Thursday 24 September 2009

Hair

I have this fantasy where I pretend my hair is good again. When I was young, I had really nice hair. By young here, I mean anything under the age of 40. I'm not talking about that perfect childhood hair that our grandmother said we had, but the hair I had when I was 39.

It was lustrous without being hard to handle. I understood it. After years of struggle, I knew what to do to make it be good and I was happy with it. We lived together nicely. We had an agreement dammit. It would behave and I would do what it wanted. I understood it kinks its oddly placed waves.

The last couple of years, my hair has let down its end of the bargain. First it began to thin on top. I had to comb my hair differently than I had all the rest of my days. Lately, I have become allergic to every shampoo they now make, I am reduced to baby shampoo, my hair has become straw like. Distinctly fuzzy. If Fuzzy Wuzzy was a hair it would be mine.

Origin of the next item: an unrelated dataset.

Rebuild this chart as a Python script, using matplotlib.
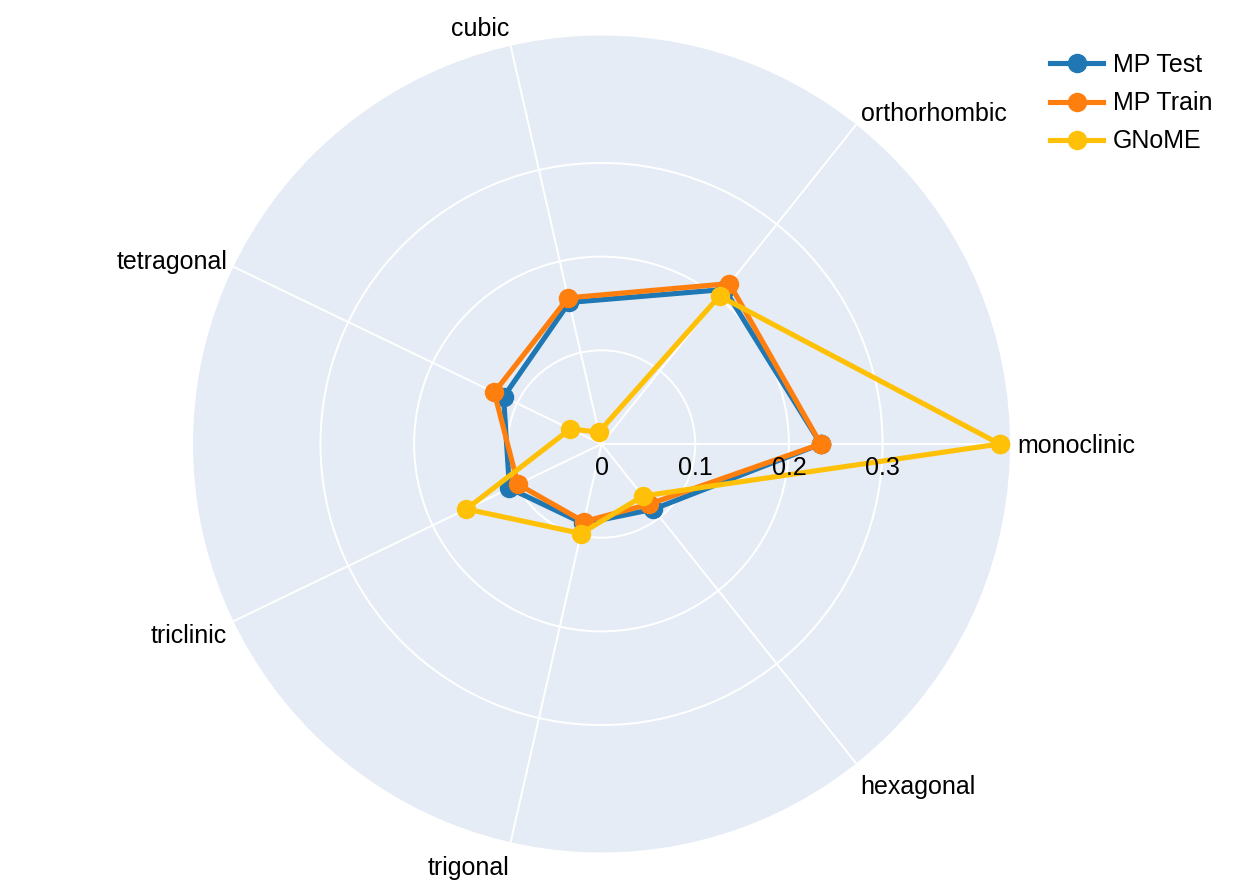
import numpy as np
import matplotlib
matplotlib.use('Agg')
import matplotlib.pyplot as plt

plt.rcParams['font.family'] = ['Liberation Sans', 'DejaVu Sans']

# ---- data ----
categories = ['monoclinic', 'orthorhombic', 'cubic', 'tetragonal',
              'triclinic', 'trigonal', 'hexagonal']
mp_test = [0.234, 0.211, 0.155, 0.116, 0.109, 0.087, 0.089]
mp_train = [0.234, 0.219, 0.160, 0.127, 0.099, 0.085, 0.082]
gnome = [0.425, 0.202, 0.013, 0.037, 0.160, 0.098, 0.071]
series_names = ['MP Test', 'MP Train', 'GNoME']
series_colors = ['#1f77b4', '#ff7f0e', '#ffc107']
radial_ticks = [0, 0.1, 0.2, 0.3]
radial_tick_labels = ['0', '0.1', '0.2', '0.3']
radial_max = 0.436

# ---- figure ----
W, H, DPI = 1246, 890, 100
fig = plt.figure(figsize=(W / DPI, H / DPI), dpi=DPI)
fig.patch.set_facecolor('white')
cx, cy, R = 601.5, 444, 408.5
ax = fig.add_axes([(cx - R) / W, (H - cy - R) / H, 2 * R / W, 2 * R / H],
                  projection='polar')
ax.set_facecolor('#E5ECF6')
ax.spines['polar'].set_visible(False)

theta = np.arange(len(categories)) * 2 * np.pi / len(categories)
ax.set_ylim(0, radial_max)
ax.set_xticks(theta)
ax.set_xticklabels([])
ax.set_yticks(radial_ticks[1:])
ax.set_yticklabels([])
ax.tick_params(length=0)
ax.grid(True, color='white', linewidth=1.44)

for name, vals, col in zip(series_names, [mp_test, mp_train, gnome], series_colors):
    t = np.append(theta, theta[0])
    r = np.append(vals, vals[0])
    ax.plot(t, r, color=col, lw=3.7, marker='o', ms=13, label=name,
            clip_on=False, zorder=3, solid_joinstyle='round')

fs_px = 25
fs_pt = fs_px * 72 / DPI
s = 7
for th, lab in zip(theta, categories):
    c, sn = np.cos(th), np.sin(th)
    ha = 'center' if abs(c) < 0.1 else ('left' if c > 0 else 'right')
    ff = 0.2 if sn > 0 else 1.0
    dy_down = -sn * (s + fs_px * ff) + abs(c) * fs_px * 0.35
    ax.annotate(lab, xy=(th, radial_max), xytext=(c * s, -dy_down),
                textcoords='offset pixels', ha=ha, va='baseline',
                fontsize=fs_pt, color='black', annotation_clip=False)

for rv, rl in zip(radial_ticks, radial_tick_labels):
    ax.annotate(rl, xy=(0, rv), xytext=(0, -31), textcoords='offset pixels',
                ha='center', va='baseline', fontsize=fs_pt, color='black',
                annotation_clip=False, zorder=5)

handles, labels = ax.get_legend_handles_labels()
fig.legend(handles, labels, loc='upper left',
           bbox_to_anchor=(1050 / W, 1 - 53 / H), frameon=False,
           fontsize=fs_pt, handlelength=53 / 25, handletextpad=10 / 25,
           labelspacing=0.57, borderpad=0, borderaxespad=0)

fig.savefig('out.png', dpi=DPI)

I am reduced to using hot rollers in my hair before work each day. Me, who never needed to do a darn thing. You can hate me now, it's OK, it was part of my agreement with my hair. I didn't bug it. It didn't bug me. The style was unfussy and usually layered or tucked behind an ear. All in all, not demanding, more or less carefree. I never spent time on my hair.

These days, the fuzz defeats whatever good is left in my hair. If I don't use the hot rollers, the fuzz goes wild. By the time I get to town, it has flared up and out so the ends are above my ears. It is cartoon hair. My hair could span doorways. It does bouffant without any of the usual things you need to do to make hair bouffant. Even with hot rollers, by the time I get done with my work day, it has grown and pouffed out to a horrifying degree. I fear I may yet be driven to putting rollers in my hair at night. I may yet wear my rollers to church (which if you were a prairie girl from small farming community you would understand this perfectly. It is a sin of the highest order).

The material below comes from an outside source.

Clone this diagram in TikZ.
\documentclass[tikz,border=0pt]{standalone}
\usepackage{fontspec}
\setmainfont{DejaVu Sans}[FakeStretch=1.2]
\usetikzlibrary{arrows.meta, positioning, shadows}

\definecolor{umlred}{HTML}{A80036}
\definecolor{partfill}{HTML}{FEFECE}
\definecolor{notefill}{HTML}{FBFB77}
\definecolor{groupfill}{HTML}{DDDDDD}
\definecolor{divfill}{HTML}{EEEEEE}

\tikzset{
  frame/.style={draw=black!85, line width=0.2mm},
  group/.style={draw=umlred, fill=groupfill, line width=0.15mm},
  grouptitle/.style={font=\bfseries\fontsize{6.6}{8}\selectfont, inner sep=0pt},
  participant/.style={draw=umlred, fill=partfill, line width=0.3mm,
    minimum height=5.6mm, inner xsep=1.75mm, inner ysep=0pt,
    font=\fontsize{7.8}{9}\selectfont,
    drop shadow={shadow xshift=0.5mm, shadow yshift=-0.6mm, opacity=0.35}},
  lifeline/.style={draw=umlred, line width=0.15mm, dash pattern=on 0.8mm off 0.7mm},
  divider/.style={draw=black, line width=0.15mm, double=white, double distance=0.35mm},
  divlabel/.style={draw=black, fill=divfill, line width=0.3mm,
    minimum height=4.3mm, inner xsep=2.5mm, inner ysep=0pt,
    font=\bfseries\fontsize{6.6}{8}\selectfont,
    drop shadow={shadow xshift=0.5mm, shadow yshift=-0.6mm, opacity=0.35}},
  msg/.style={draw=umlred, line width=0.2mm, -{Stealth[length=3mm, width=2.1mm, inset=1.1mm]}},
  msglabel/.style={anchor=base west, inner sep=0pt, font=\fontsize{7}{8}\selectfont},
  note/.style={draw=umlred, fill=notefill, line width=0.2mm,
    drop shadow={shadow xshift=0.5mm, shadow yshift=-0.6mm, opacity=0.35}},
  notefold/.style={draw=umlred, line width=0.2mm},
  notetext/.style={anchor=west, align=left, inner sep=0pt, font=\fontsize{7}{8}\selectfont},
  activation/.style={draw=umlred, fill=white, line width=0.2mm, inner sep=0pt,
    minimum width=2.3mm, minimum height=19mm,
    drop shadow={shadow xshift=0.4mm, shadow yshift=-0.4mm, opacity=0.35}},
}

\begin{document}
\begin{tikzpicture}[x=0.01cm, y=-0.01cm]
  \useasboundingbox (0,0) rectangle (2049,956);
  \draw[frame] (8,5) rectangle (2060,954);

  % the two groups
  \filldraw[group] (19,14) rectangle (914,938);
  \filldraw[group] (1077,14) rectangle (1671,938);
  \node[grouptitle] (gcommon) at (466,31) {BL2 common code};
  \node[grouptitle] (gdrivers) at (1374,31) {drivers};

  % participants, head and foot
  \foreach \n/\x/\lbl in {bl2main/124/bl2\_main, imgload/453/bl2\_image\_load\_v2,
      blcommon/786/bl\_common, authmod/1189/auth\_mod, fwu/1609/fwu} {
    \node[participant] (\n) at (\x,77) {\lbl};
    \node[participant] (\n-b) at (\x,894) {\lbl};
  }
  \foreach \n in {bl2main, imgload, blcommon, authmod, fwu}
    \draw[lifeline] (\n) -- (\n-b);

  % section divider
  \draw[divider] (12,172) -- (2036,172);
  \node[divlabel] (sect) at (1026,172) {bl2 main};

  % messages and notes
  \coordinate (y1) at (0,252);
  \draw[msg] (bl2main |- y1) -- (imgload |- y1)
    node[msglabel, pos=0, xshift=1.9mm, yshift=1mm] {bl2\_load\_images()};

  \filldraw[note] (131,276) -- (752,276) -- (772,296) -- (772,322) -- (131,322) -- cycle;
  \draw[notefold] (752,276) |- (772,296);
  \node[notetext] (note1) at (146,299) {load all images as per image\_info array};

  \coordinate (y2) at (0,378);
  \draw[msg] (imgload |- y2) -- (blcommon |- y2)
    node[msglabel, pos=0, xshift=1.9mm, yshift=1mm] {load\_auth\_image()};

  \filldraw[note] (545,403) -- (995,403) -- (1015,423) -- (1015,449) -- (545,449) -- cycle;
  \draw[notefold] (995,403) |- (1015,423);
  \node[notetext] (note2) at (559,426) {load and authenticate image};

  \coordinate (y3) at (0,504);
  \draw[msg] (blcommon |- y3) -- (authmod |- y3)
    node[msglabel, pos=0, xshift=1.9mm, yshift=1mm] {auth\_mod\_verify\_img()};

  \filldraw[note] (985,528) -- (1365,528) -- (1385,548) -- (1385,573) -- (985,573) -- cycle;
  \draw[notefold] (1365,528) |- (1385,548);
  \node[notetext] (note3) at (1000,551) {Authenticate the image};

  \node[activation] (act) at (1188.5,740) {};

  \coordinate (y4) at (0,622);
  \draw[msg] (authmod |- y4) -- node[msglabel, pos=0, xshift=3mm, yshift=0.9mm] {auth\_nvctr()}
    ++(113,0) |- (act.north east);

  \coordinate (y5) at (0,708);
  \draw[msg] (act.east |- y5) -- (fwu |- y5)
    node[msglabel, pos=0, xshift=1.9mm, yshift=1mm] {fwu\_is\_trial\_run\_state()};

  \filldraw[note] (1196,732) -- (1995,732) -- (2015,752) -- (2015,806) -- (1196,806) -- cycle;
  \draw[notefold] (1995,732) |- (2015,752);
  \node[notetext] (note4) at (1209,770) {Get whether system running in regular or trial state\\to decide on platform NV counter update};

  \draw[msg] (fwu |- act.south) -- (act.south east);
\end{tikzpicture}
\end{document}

Last night I thought I was dreaming about webs, but I woke up with fuzzy dry hair all over my face and my eyes, and in my mouth.

This is ridiculous. I'm getting a good haircut today to see if I can rid myself of this pile of straw. If I can't rid myself of this pile of straw, If I am to be permanently allied with this pile of straw, I am determined to find a decent way to deal with it.

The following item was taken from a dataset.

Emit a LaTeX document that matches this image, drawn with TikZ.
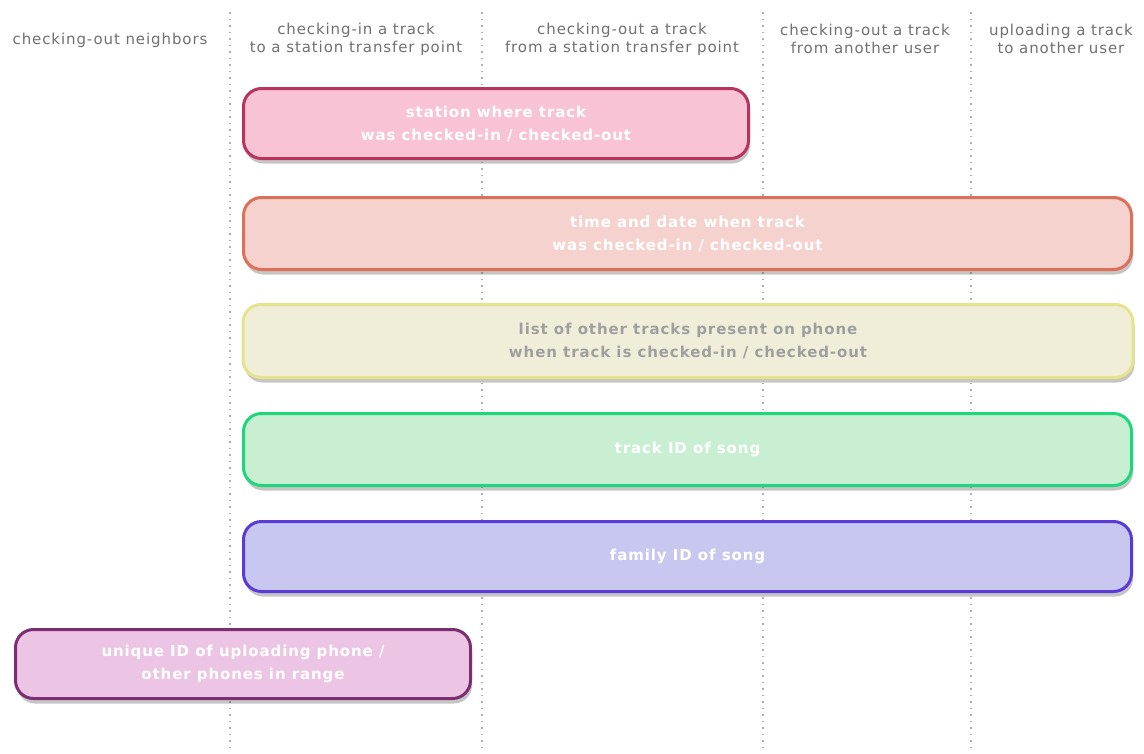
\documentclass[tikz,border=0pt]{standalone}
\usepackage{fontspec}
\setmainfont{DejaVu Sans}
\newfontfamily\headfont{DejaVu Sans}[LetterSpace=6]
\newfontfamily\tagfont{DejaVu Sans}[LetterSpace=6]
\usetikzlibrary{shadows}
\definecolor{headgray}{HTML}{707070}
\definecolor{lanegray}{HTML}{B0B0B0}
\definecolor{stationfill}{HTML}{F8C3D4}
\definecolor{stationline}{HTML}{B8345E}
\definecolor{timefill}{HTML}{F6D2CE}
\definecolor{timeline}{HTML}{DD7058}
\definecolor{listfill}{HTML}{F0EED8}
\definecolor{listline}{HTML}{E6E48A}
\definecolor{trackfill}{HTML}{C9EFD3}
\definecolor{trackline}{HTML}{1ED77A}
\definecolor{familyfill}{HTML}{C8C7F0}
\definecolor{familyline}{HTML}{5B3BD6}
\definecolor{phonefill}{HTML}{ECC4E4}
\definecolor{phoneline}{HTML}{7B2F72}

\begin{document}
\begin{tikzpicture}[x=1pt,y=-1pt]
    \useasboundingbox (0,0) rectangle (1144,753);
    \tikzstyle{head}=[text=headgray,align=center,font=\headfont\fontsize{15}{18}\selectfont]
    \tikzstyle{lane}=[draw=lanegray,line width=1.5pt,dash pattern=on 1.5pt off 5pt]
    \tikzstyle{field}=[rounded corners=18pt,line width=3pt,align=center,
        font=\tagfont\bfseries\fontsize{15}{23}\selectfont,text=white,
        drop shadow={shadow xshift=1.5pt,shadow yshift=-5pt,opacity=0.3,fill=black!75}]
    \foreach \x/\n in {230/a,482/b,763/c,971/d}{
        \coordinate (top\n) at (\x,12);
        \coordinate (bot\n) at (\x,753);
        \draw[lane] (top\n) -- (bot\n);
    }
    \node[head] (neighbors) at (110,40) {checking-out neighbors};
    \node[head] (stationin) at (356,39) {checking-in a track\\to a station transfer point};
    \node[head] (stationout) at (622,39) {checking-out a track\\from a station transfer point};
    \node[head] (userout) at (865,39) {checking-out a track\\from another user};
    \node[head] (userup) at (1061,39) {uploading a track\\to another user};
    \node[field,fill=stationfill,draw=stationline,minimum width=505,minimum height=70]
        (station) at (496,123.5) {station where track\\was checked-in / checked-out};
    \node[field,fill=timefill,draw=timeline,minimum width=888,minimum height=72]
        (time) at (687.5,233.5) {time and date when track\\was checked-in / checked-out};
    \node[field,fill=listfill,draw=listline,text=gray!75,minimum width=890,minimum height=73]
        (list) at (688,341) {list of other tracks present on phone\\when track is checked-in / checked-out};
    \node[field,fill=trackfill,draw=trackline,minimum width=888,minimum height=72]
        (trackid) at (687.5,449.5) {track ID of song};
    \node[field,fill=familyfill,draw=familyline,minimum width=888,minimum height=70]
        (familyid) at (687.5,556.5) {family ID of song};
    \node[field,fill=phonefill,draw=phoneline,minimum width=455,minimum height=69]
        (phoneid) at (243,664) {unique ID of uploading phone /\\other phones in range};
\end{tikzpicture}
\end{document}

So if you happen to be in a salon in town today, and a crazed looking woman with wild hair comes in and gets a little strange because she has to wait, consider giving up your chair. I cannot vouch for anybody's safety.

4 comments:

Sandra said...

I have a love-hate relationship with my hair. It's straight and fine, and always lies flat. I'd kill for some voluem and body. Right now it's too long, but not long enough to be LONG, so I'm off for a cut on the weekend.

Anonymous said...

We need a picture. We definitely need a picture. :) GD

Sigrun said...

I agree about the picture. I have lots of hair, but it is very fine so it gets heavy and flat. Maybe we could get together and trade a little bit. I went to the Namao Fibre event. I really, really want to try spinning. When I/we have time.

dmd said...

Try Aveda products, they have one I use for frizz, fly away hair - works well. Not particularly cheap but when you add up the pain of hot hollers well worth it, they also have straightning or curling creams that work well - all smell nice but not overpowering. They generally have small bottles with you could try to make sure you are not allergic to, I love their Rosemary mint shampoo and conditioner. All are environmentally friendly.